Translational Research in Cancer

This seminar meets twice monthly and includes a short didactic section given by a relevant member of the training faculty followed by discussion of papers and "work in progress" by the trainees. Each trainee and their mentor present an overview and discussion of results once per year. The remaining sessions follow the form of a disease-based course focusing on basic, clinical, and translational issues in particular malignancies, providing an overview of disease characteristics. Subjects and papers are chosen to give a comprehensive understanding of the etiology, biology, and therapy of the various malignancies. An additional advantage of this approach is that ongoing research and literature papers are discussed, providing examples of studies encompassing both laboratory and clinical aspects of translation. This exposes trainees to "cutting edge" translational approaches to the prevention, diagnosis, and treatment of cancer.

Rutgers Cancer Institute seminar group inside auditorium


Clinical Research Design

Taught by faculty at Rutgers Cancer Institute, the goals of this 13-lecture introductory course are to:

  • Provide a basic understanding of concepts, research methodologies, biostatistical tools, and ethical and regulatory procedures in patient-oriented research
  • Train scholars to interpret the results of clinical investigations 
  • Utilize the knowledge gained for research and patient care

Topics covered in the course include:

  • Hypothesis-based research
  • Clinical research design
  • Epidemiology
  • Clinical trials
  • Statistical methods
  • Ethical issues in clinical investigation

This course is offered to postgraduate trainees at the Rutgers Cancer Institute, postdoctoral fellows in our research training programs, and junior faculty. Participants also include Rutgers Robert Wood Johnson Medical School faculty as part of their formal mentoring program.

Topics in Molecular Medicine (Rutgers Course 16:681:681)

This is a graduate-level course taught by Cancer Institute faculty members during the fall semester of each year.  The sessions follow a journal club format.  The students discuss a research paper which is selected by the faculty member moderating that session.  The objectives of this course are to: 1) introduce students to molecular approaches used to prevent, diagnose or treat cancer; 2) develop skills to critically review cancer research literature; and 3) develop effective scientific communication skills.

Byrne Seminar: Eliminating Cancer: Novel Targets and Therapeutic Approaches (Rutgers Course 01:090:101:12)

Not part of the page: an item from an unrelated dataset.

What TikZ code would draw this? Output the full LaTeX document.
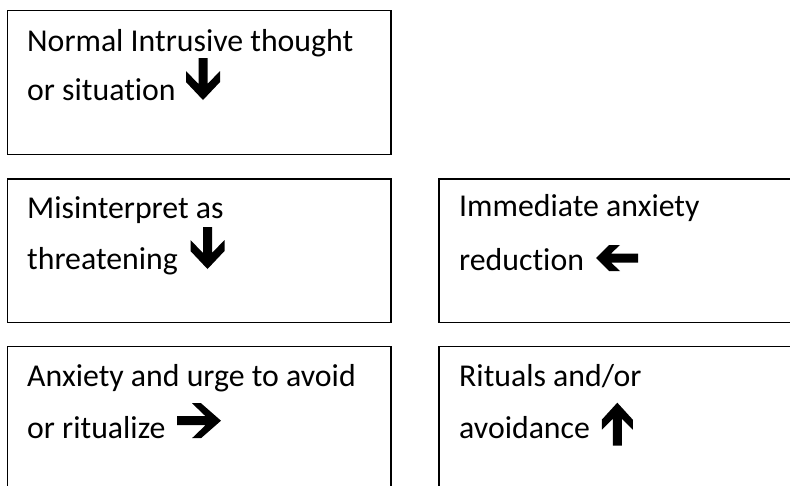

Byrne seminar groupThis seminar series is held in the fall semester of each year. Incoming freshman undergraduate students at Rutgers are introduced to the novel approaches being used for target identification and treatment at the Cancer Institute and how these are being translated into cutting edge treatments for cancer patients. The seminar has ten sessions of eighty minutes each.  Dr. Sunita Chaudhary (Director, Research Education) provides a basic introduction to the biology of cancer, followed by talks from Cancer Institute faculty speakers on tools for identifying novel targets, diagnosis, and prognosis in disease specific areas (melanoma, breast cancer, pancreatic cancer, prostate cancer, and hematological malignancies). The first half of each disease specific session is led by a basic researcher and focuses on the biology, while the second half is led by a clinician and focuses on the targets and therapy.